Financial advisers failing customers on ethical investment
A majority of investors want their money to do good as well as produce a positive return but over 70% don’t know how much of their money is invested ethically, according to a survey for Good Money Week which gets under way this week.
Only 39% of UK investors are only concerned about whether their investments make money and 47% want to both make money and make a “positive difference” to the world, says the report.
The survey of over 2,000 consumers found ‘high demand’ for ethical and sustainable investment and 57% of the public with a pension believe investment managers have a responsibility to ensure holdings are managed in a way that is positive for society and the environment.
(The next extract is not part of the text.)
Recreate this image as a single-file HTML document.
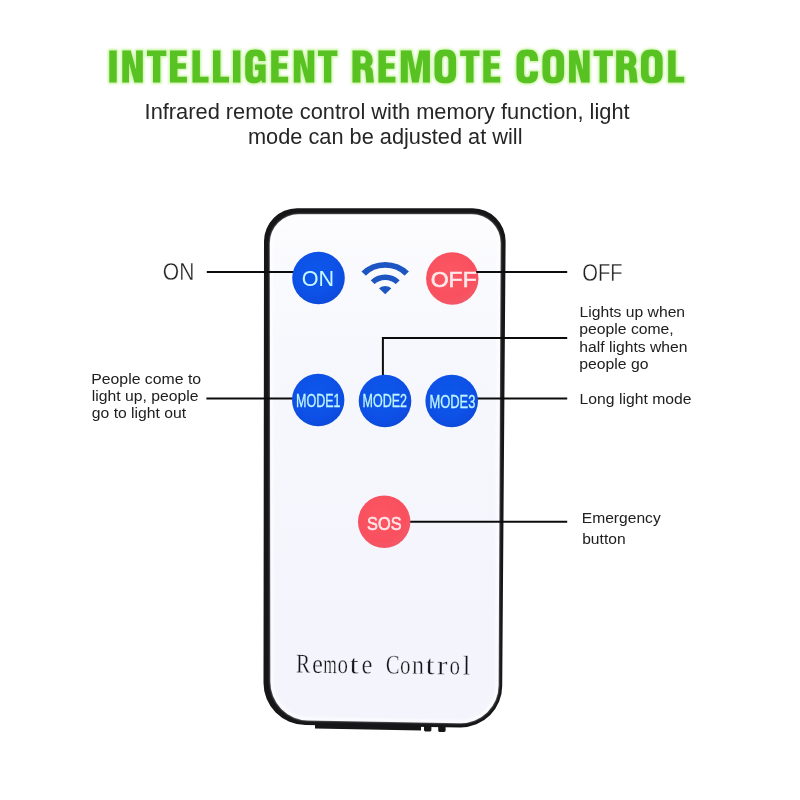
<!DOCTYPE html>
<html>
<head>
<meta charset="utf-8">
<title>Intelligent Remote Control</title>
<style>
  html, body { margin: 0; padding: 0; background: #ffffff; }
  body { width: 800px; height: 800px; overflow: hidden; position: relative; font-family: "Liberation Sans", sans-serif; }
  svg { position: absolute; left: 0; top: 0; display: block; }
  text { font-family: "Liberation Sans", sans-serif; }
  .serif, .serif text { font-family: "Liberation Serif", serif; }
</style>
</head>
<body>
<svg style="opacity:0.999" width="800" height="800" viewBox="0 0 800 800">
  <defs>
    <radialGradient id="gBlue" cx="45%" cy="40%" r="65%">
      <stop offset="0" stop-color="#1058ec"/>
      <stop offset="0.7" stop-color="#0c50e6"/>
      <stop offset="1" stop-color="#0a49d6"/>
    </radialGradient>
    <radialGradient id="gRed" cx="45%" cy="40%" r="65%">
      <stop offset="0" stop-color="#fc5664"/>
      <stop offset="0.7" stop-color="#f9505f"/>
      <stop offset="1" stop-color="#f25a6a"/>
    </radialGradient>
    <linearGradient id="gBody" x1="0" y1="0" x2="0" y2="1">
      <stop offset="0" stop-color="#fcfcfe"/>
      <stop offset="0.25" stop-color="#f7f8fd"/>
      <stop offset="1" stop-color="#f3f4fc"/>
    </linearGradient>
    <clipPath id="wedge"><path d="M385.2 294.3 L338.4 249.3 H432 Z"/></clipPath>
    <filter id="glow" x="-5%" y="-30%" width="110%" height="160%">
      <feGaussianBlur stdDeviation="1.0"/>
    </filter>
    <filter id="soft2" x="-5%" y="-5%" width="110%" height="110%"><feGaussianBlur stdDeviation="1.2"/></filter>
    <filter id="soft" x="-10%" y="-10%" width="120%" height="120%">
      <feGaussianBlur stdDeviation="0.5"/>
    </filter>
  </defs>

  <!-- TITLE-START -->
  <defs>
    <path id="gI" fill-rule="evenodd" d="M0 0h7.4v32h-7.4z"/>
    <path id="gN" fill-rule="evenodd" d="M0 0H8.4L13.8 19.5V0H20.5V32H12.1L6.7 12.3V32H0Z"/>
    <path id="gT" fill-rule="evenodd" d="M0 0H19.3V5.6H13.3V32H6V5.6H0Z"/>
    <path id="gE" fill-rule="evenodd" d="M0 0H16.6V5.6H7.4V12.7H15.9V18.2H7.4V26.3H16.9V32H0Z"/>
    <path id="gL" fill-rule="evenodd" d="M0 0H7.4V26.3H16V32H0Z"/>
    <path id="gO" fill-rule="evenodd" d="M0 9.5C0 2.22 3.24 -0.9 10.8 -0.9C18.36 -0.9 21.6 2.22 21.6 9.5V22.4C21.6 29.68 18.36 32.8 10.8 32.8C3.24 32.8 0 29.68 0 22.4ZM7.6 9.8A3.2 4.3 0 0 1 14 9.8V22.4A3.2 4.3 0 0 1 7.6 22.4Z"/>
    <path id="gC" fill-rule="evenodd" d="M21.5 10.6V9.5C21.5 2.22 18.27 -0.9 10.75 -0.9C3.23 -0.9 0 2.22 0 9.5V22.4C0 29.68 3.23 32.8 10.75 32.8C18.27 32.8 21.5 29.68 21.5 22.4V21H13.6V22.4A3 4.3 0 0 1 7.6 22.4V9.8A3 4.3 0 0 1 13.6 9.8V10.6Z"/>
    <path id="gG" fill-rule="evenodd" d="M20.4 10.4V9.5C20.4 2.22 17.34 -0.9 10.2 -0.9C3.06 -0.9 0 2.22 0 9.5V22.4C0 29.68 2.82 32.8 9.4 32.8C12.6 32.8 15.4 31.2 16 29.4L16.8 32H20.4V14H9.8V19.4H13.3V22.4A2.9 4.3 0 0 1 7.5 22.4V9.8A2.9 4.3 0 0 1 13.3 9.8V10.4Z"/>
    <path id="gR" fill-rule="evenodd" d="M0 0H11.5A8.6 9.3 0 0 1 20.1 9.3A8.6 8 0 0 1 17.3 16.2Q20.2 17.6 20.3 21.5L21.4 32H13.8L12.9 22.3Q12.7 19 10 19H7.9V32H0ZM7.9 5.7H10.6A2.6 3.7 0 0 1 10.6 13.1H7.9Z"/>
    <path id="gM" fill-rule="evenodd" d="M0 0H10.6L14.55 19.6L18.5 0H29.1V32H22.1V8L17.85 32H11.25L7 8V32H0Z"/>
  </defs>
  <g id="titleGlow" fill="#a8ee6c" stroke="#a8ee6c" stroke-width="2.8" stroke-linejoin="round" opacity="0.6" filter="url(#glow)"><use href="#gI" x="109.3" y="50.5"/><use href="#gN" x="122.3" y="50.5"/><use href="#gT" x="147" y="50.5"/><use href="#gE" x="170" y="50.5"/><use href="#gL" x="192.5" y="50.5"/><use href="#gL" x="213" y="50.5"/><use href="#gI" x="233" y="50.5"/><use href="#gG" x="245.2" y="50.5"/><use href="#gE" x="271.2" y="50.5"/><use href="#gN" x="293.8" y="50.5"/><use href="#gT" x="318" y="50.5"/><use href="#gR" x="352.5" y="50.5"/><use href="#gE" x="378.5" y="50.5"/><use href="#gM" x="400.8" y="50.5"/><use href="#gO" x="434.5" y="50.5"/><use href="#gT" x="460.2" y="50.5"/><use href="#gE" x="483.3" y="50.5"/><use href="#gC" x="516.5" y="50.5"/><use href="#gO" x="542.5" y="50.5"/><use href="#gN" x="569.1" y="50.5"/><use href="#gT" x="593.6" y="50.5"/><use href="#gR" x="616.2" y="50.5"/><use href="#gO" x="641" y="50.5"/><use href="#gL" x="668.2" y="50.5"/></g>
  <g id="title" fill="#57c222"><use href="#gI" x="109.3" y="50.5"/><use href="#gN" x="122.3" y="50.5"/><use href="#gT" x="147" y="50.5"/><use href="#gE" x="170" y="50.5"/><use href="#gL" x="192.5" y="50.5"/><use href="#gL" x="213" y="50.5"/><use href="#gI" x="233" y="50.5"/><use href="#gG" x="245.2" y="50.5"/><use href="#gE" x="271.2" y="50.5"/><use href="#gN" x="293.8" y="50.5"/><use href="#gT" x="318" y="50.5"/><use href="#gR" x="352.5" y="50.5"/><use href="#gE" x="378.5" y="50.5"/><use href="#gM" x="400.8" y="50.5"/><use href="#gO" x="434.5" y="50.5"/><use href="#gT" x="460.2" y="50.5"/><use href="#gE" x="483.3" y="50.5"/><use href="#gC" x="516.5" y="50.5"/><use href="#gO" x="542.5" y="50.5"/><use href="#gN" x="569.1" y="50.5"/><use href="#gT" x="593.6" y="50.5"/><use href="#gR" x="616.2" y="50.5"/><use href="#gO" x="641" y="50.5"/><use href="#gL" x="668.2" y="50.5"/></g>
  <!-- TITLE-END -->

  <!-- SUBTITLE -->
  <g fill="#262626" font-size="21.5">
    <text x="144.6" y="118.5" textLength="485" lengthAdjust="spacingAndGlyphs">Infrared remote control with memory function, light</text>
    <text x="248" y="144" textLength="274.5" lengthAdjust="spacingAndGlyphs">mode can be adjusted at will</text>
  </g>

  <!-- REMOTE BODY -->
  <g id="remote">
    <!-- bottom tray + bumps -->
    <path d="M315 722 L421 724.5 L421 730.6 L315 728.4 Z" fill="#161618"/>
    <rect x="424" y="725" width="7.4" height="6.4" rx="1.4" fill="#161618"/>
    <rect x="438.2" y="725" width="7.4" height="7" rx="1.4" fill="#161618"/>
    <!-- outer black shell -->
    <path id="shellOuter" d="M297 208.3 H472.5 A33 33 0 0 1 505.6 241.5 L502.2 685.5 A41.5 41.5 0 0 1 460.3 727.4 L305.5 724.9 A42 42 0 0 1 263.5 682.5 L264 241.3 A33 33 0 0 1 297 208.3 Z" fill="#161618"/>
    <!-- inner face -->
    <path id="shellInner" d="M298.5 214.3 H472 A28.5 28.5 0 0 1 500.6 243 L498.6 685 A38 38 0 0 1 460 723.3 L308.5 720.5 A38.5 38.5 0 0 1 270.4 681.5 L269.8 243 A28.7 28.7 0 0 1 298.5 214.3 Z" fill="url(#gBody)"/>
    <path d="M299.5 216 H471 A27 27 0 0 1 498.9 243 L496.9 685 A36.5 36.5 0 0 1 460 721.6 L309 718.8 A37 37 0 0 1 272 681.5 L271.5 243 A27.5 27.5 0 0 1 299.5 216 Z" fill="none" stroke="#ffffff" stroke-width="3" opacity="0.75" filter="url(#soft2)"/>
  </g>

  <!-- CALLOUT LINES -->
  <g stroke="#0c0c0c" stroke-width="2" fill="none">
    <path d="M206.8 272 H294"/>
    <path d="M476 272 H567.2"/>
    <path d="M206.4 398.4 H294"/>
    <path d="M476 398.6 H567.2"/>
    <path d="M382.9 376 V338 H567.2"/>
    <path d="M406 521.8 H567.2"/>
  </g>

  <!-- BUTTONS -->
  <g id="buttons" filter="url(#soft)">
    <circle cx="318.5" cy="278" r="26.3" fill="url(#gBlue)"/>
    <circle cx="452.3" cy="278.5" r="26.2" fill="url(#gRed)"/>
    <circle cx="318.2" cy="400" r="26.2" fill="url(#gBlue)"/>
    <circle cx="385" cy="401" r="26.3" fill="url(#gBlue)"/>
    <circle cx="451.7" cy="401" r="26.3" fill="url(#gBlue)"/>
    <circle cx="384.2" cy="521.8" r="26.2" fill="url(#gRed)"/>
  </g>

  <!-- callout lines that overlap buttons -->
  <g stroke="#0c0c0c" stroke-width="2" fill="none">
    <path d="M476 272 H480"/>
  </g>

  <!-- BUTTON TEXT -->
  <g id="btntext">
    <text x="318" y="286" text-anchor="middle" font-size="22" fill="#c8f8ff" textLength="32.4" lengthAdjust="spacingAndGlyphs">ON</text>
    <text x="453.7" y="286.5" text-anchor="middle" font-size="22" fill="#ffe8ea" stroke="#ffe8ea" stroke-width="0.6" textLength="46" lengthAdjust="spacingAndGlyphs">OFF</text>
    <text x="318.3" y="406.5" text-anchor="middle" font-size="18" fill="#c0f5ff" stroke="#c0f5ff" stroke-width="0.3" textLength="44.5" lengthAdjust="spacingAndGlyphs">MODE1</text>
    <text x="384.8" y="407.4" text-anchor="middle" font-size="18" fill="#c0f5ff" stroke="#c0f5ff" stroke-width="0.3" textLength="44.5" lengthAdjust="spacingAndGlyphs">MODE2</text>
    <text x="452.4" y="407.8" text-anchor="middle" font-size="18" fill="#c0f5ff" stroke="#c0f5ff" stroke-width="0.3" textLength="46" lengthAdjust="spacingAndGlyphs">MODE3</text>
    <text x="384.3" y="529.6" text-anchor="middle" font-size="19" fill="#ffe8ea" stroke="#ffe8ea" stroke-width="0.6" textLength="34.5" lengthAdjust="spacingAndGlyphs">SOS</text>
  </g>

  <!-- WIFI ICON -->
  <g id="wifi" clip-path="url(#wedge)">
    <circle cx="385.2" cy="296.3" r="31.4" fill="none" stroke="#1d56c2" stroke-width="5.8"/>
    <circle cx="385.2" cy="295.6" r="18.35" fill="none" stroke="#1d56c2" stroke-width="5.5"/>
    <circle cx="385.2" cy="295.9" r="9.9" fill="#1d56c2"/>
  </g>

  <!-- REMOTE CONTROL TEXT -->
  <g id="rc" class="serif" font-size="27" fill="#141418" stroke="#f5f6fc" stroke-width="0.35" text-anchor="middle" transform="rotate(0.62 296 672.6)"><text transform="translate(303 672.6) scale(0.78 1)">R</text><text transform="translate(317.3 672.6) scale(0.9 1)">e</text><text transform="translate(330 672.6) scale(0.64 1)">m</text><text transform="translate(342.75 672.6) scale(0.77 1)">o</text><text transform="translate(354 672.6) scale(1.2 1)">t</text><text transform="translate(367 672.6) scale(0.9 1)">e</text><text transform="translate(392.5 672.6) scale(0.76 1)">C</text><text transform="translate(405.25 672.6) scale(0.77 1)">o</text><text transform="translate(418 672.6) scale(0.88 1)">n</text><text transform="translate(430 672.6) scale(1.2 1)">t</text><text transform="translate(442.25 672.6) scale(1.15 1)">r</text><text transform="translate(454.75 672.6) scale(0.77 1)">o</text><text transform="translate(466.5 672.6) scale(1.0 1)">l</text></g>

  <!-- LABELS -->
  <g fill="#222222" font-size="23.4" stroke="#ffffff" stroke-width="0.35">
    <text x="162.8" y="279.9" textLength="31.6" lengthAdjust="spacingAndGlyphs">ON</text>
    <text x="582.2" y="281.3" textLength="40.4" lengthAdjust="spacingAndGlyphs">OFF</text>
  </g>
  <g fill="#202020" font-size="15.2" lengthAdjust="spacingAndGlyphs">
    <text x="91.2" y="383.7" textLength="110" lengthAdjust="spacingAndGlyphs">People come to</text>
    <text x="91.8" y="401.1" textLength="106.6" lengthAdjust="spacingAndGlyphs">light up, people</text>
    <text x="91.8" y="418.3" textLength="94.3" lengthAdjust="spacingAndGlyphs">go to light out</text>

    <text x="579.5" y="316.9" textLength="105.6" lengthAdjust="spacingAndGlyphs">Lights up when</text>
    <text x="579.3" y="334.3" textLength="94.4" lengthAdjust="spacingAndGlyphs">people come,</text>
    <text x="579.3" y="351.5" textLength="108.2" lengthAdjust="spacingAndGlyphs">half lights when</text>
    <text x="579.3" y="368.9" textLength="69.2" lengthAdjust="spacingAndGlyphs">people go</text>

    <text x="579.5" y="403.5" textLength="112" lengthAdjust="spacingAndGlyphs">Long light mode</text>

    <text x="581.8" y="522.6" textLength="78.9" lengthAdjust="spacingAndGlyphs">Emergency</text>
    <text x="582.2" y="543.8" textLength="43.4" lengthAdjust="spacingAndGlyphs">button</text>
  </g>
</svg>
</body>
</html>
The survey found, however, that savers feel “disempowered” by the industry and 76% of GB public don’t know how much of their pension is invested ethically. Some 30% believe they have “no say” in how their assets are invested.
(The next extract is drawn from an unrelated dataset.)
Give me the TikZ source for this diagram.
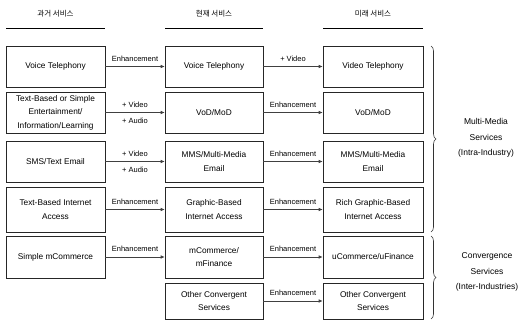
\documentclass[tikz,border=0pt]{standalone}
\usepackage{fontspec}
\setmainfont{Liberation Sans}
\newfontfamily\krfont{Noto Sans CJK KR}
\usetikzlibrary{arrows.meta,decorations.pathreplacing}
\begin{document}
\begin{tikzpicture}[x=1pt,y=-1pt,
  box/.style={draw=black!85,line width=0.6pt,align=center,inner sep=1pt,
    font=\fontsize{8.3}{13.5}\selectfont},
  c1/.style={box,minimum width=99pt},
  c2/.style={box,minimum width=98pt},
  c3/.style={box,minimum width=100pt},
  hdr/.style={font=\krfont\fontsize{7.5}{9}\selectfont},
  arr/.style={draw=black!75,line width=0.6pt,-{Latex[length=4pt,width=3.5pt]}},
  lbl/.style={font=\fontsize{7.5}{9}\selectfont,inner sep=1pt},
  up/.style={lbl,above=4pt},
  dn/.style={lbl,below=4pt},
  side/.style={font=\fontsize{8.5}{15.5}\selectfont,align=center},
  brc/.style={draw=black!80,line width=0.6pt,decorate,decoration={brace,amplitude=5pt}}]
\useasboundingbox (0,0) rectangle (518,320);
% headers
\node[hdr] (h1) at (55.5,14) {과거 서비스};
\node[hdr] (h2) at (214,14) {현재 서비스};
\node[hdr] (h3) at (373,14) {미래 서비스};
\draw[line width=0.9pt] (6,28) -- (105,28);
\draw[line width=0.9pt] (165,28) -- (263,28);
\draw[line width=0.9pt] (323,28) -- (423,28);
% column 1
\node[c1,minimum height=41pt] (a1) at (55.5,66.5) {Voice Telephony};
\node[c1,minimum height=41pt] (a2) at (55.5,112.5) {Text-Based or Simple\\Entertainment/\\Information/Learning};
\node[c1,minimum height=41pt] (a3) at (55.5,161.5) {SMS/Text Email};
\node[c1,minimum height=45pt] (a4) at (55.5,209.5) {Text-Based Internet\\Access};
\node[c1,minimum height=42pt] (a5) at (55.5,257) {Simple mCommerce};
% column 2
\node[c2,minimum height=41pt] (b1) at (214,66.5) {Voice Telephony};
\node[c2,minimum height=41pt] (b2) at (214,112.5) {VoD/MoD};
\node[c2,minimum height=41pt] (b3) at (214,161.5) {MMS/Multi-Media\\Email};
\node[c2,minimum height=45pt] (b4) at (214,209.5) {Graphic-Based\\Internet Access};
\node[c2,minimum height=42pt] (b5) at (214,257) {mCommerce/\\mFinance};
\node[c2,minimum height=36pt] (b6) at (214,301) {Other Convergent\\Services};
% column 3
\node[c3,minimum height=41pt] (d1) at (373,66.5) {Video Telephony};
\node[c3,minimum height=41pt] (d2) at (373,112.5) {VoD/MoD};
\node[c3,minimum height=41pt] (d3) at (373,161.5) {MMS/Multi-Media\\Email};
\node[c3,minimum height=45pt] (d4) at (373,209.5) {Rich Graphic-Based\\Internet Access};
\node[c3,minimum height=42pt] (d5) at (373,257) {uCommerce/uFinance};
\node[c3,minimum height=36pt] (d6) at (373,301) {Other Convergent\\Services};
% arrows col1 -> col2
\draw[arr] (a1) -- node[up] {Enhancement} (b1);
\draw[arr] (a2) -- node[up] {+ Video} node[dn] {+ Audio} (b2);
\draw[arr] (a3) -- node[up] {+ Video} node[dn] {+ Audio} (b3);
\draw[arr] (a4) -- node[up] {Enhancement} (b4);
\draw[arr] (a5) -- node[up] {Enhancement} (b5);
% arrows col2 -> col3
\draw[arr] (b1) -- node[up] {+ Video} (d1);
\draw[arr] (b2) -- node[up] {Enhancement} (d2);
\draw[arr] (b3) -- node[up] {Enhancement} (d3);
\draw[arr] (b4) -- node[up] {Enhancement} (d4);
\draw[arr] (b5) -- node[up] {Enhancement} (d5);
\draw[arr] (b6) -- node[up] {Enhancement} (d6);
% braces
\coordinate (t1) at (431,46);
\coordinate (e1) at (431,232);
\coordinate (t2) at (431,236);
\coordinate (e2) at (431,319);
\draw[brc] (t1) -- (e1);
\draw[brc] (t2) -- (e2);
\node[side] (s1) at (486,138) {Multi-Media\\Services\\(Intra-Industry)};
\node[side] (s2) at (487,272) {Convergence\\Services\\(Inter-Industries)};
\end{tikzpicture}
\end{document}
One in 4 with a workplace pension would challenge their employer if they disagreed with how their workplace pension was invested. Some 57% of investors under 24 want to see fossil fuel free fund options from financial advisers, but only 34% of over 45s do.
Demand for fossil fuel free funds is rising - 40% want a fossil fuel free option, up from 35% last year and 32% in 2015.
Financial Advisers have been warned of a ‘savers revolt’ for failing to provide the information customers want on the environmental and social impact of their investments.
The results come despite a boom in responsible investment with the UK ethical and environmental funds market valued at about £1.5 trillion last year.
Simon Howard, chief executive of UKSIF (UK Sustainable Investment and Finance Association), the body co-ordinating Good Money Week, said: “This research shows that people want their money run responsibly. There is a real opportunity for forward looking advisers to respond to this evolving market demand and to offer a service which is aligned with what people want.”
Supporters of the week include Standard Life Investments, Liontrust and M&G.
• The 25-34 age group is much more likely to invest ethically than older generations, with over a third (36%) saying social impact investing is the best way of using money for good compared to just 5% of over 45s, according to a survey of 1,500 savers by Rathbone Greenbank Investments.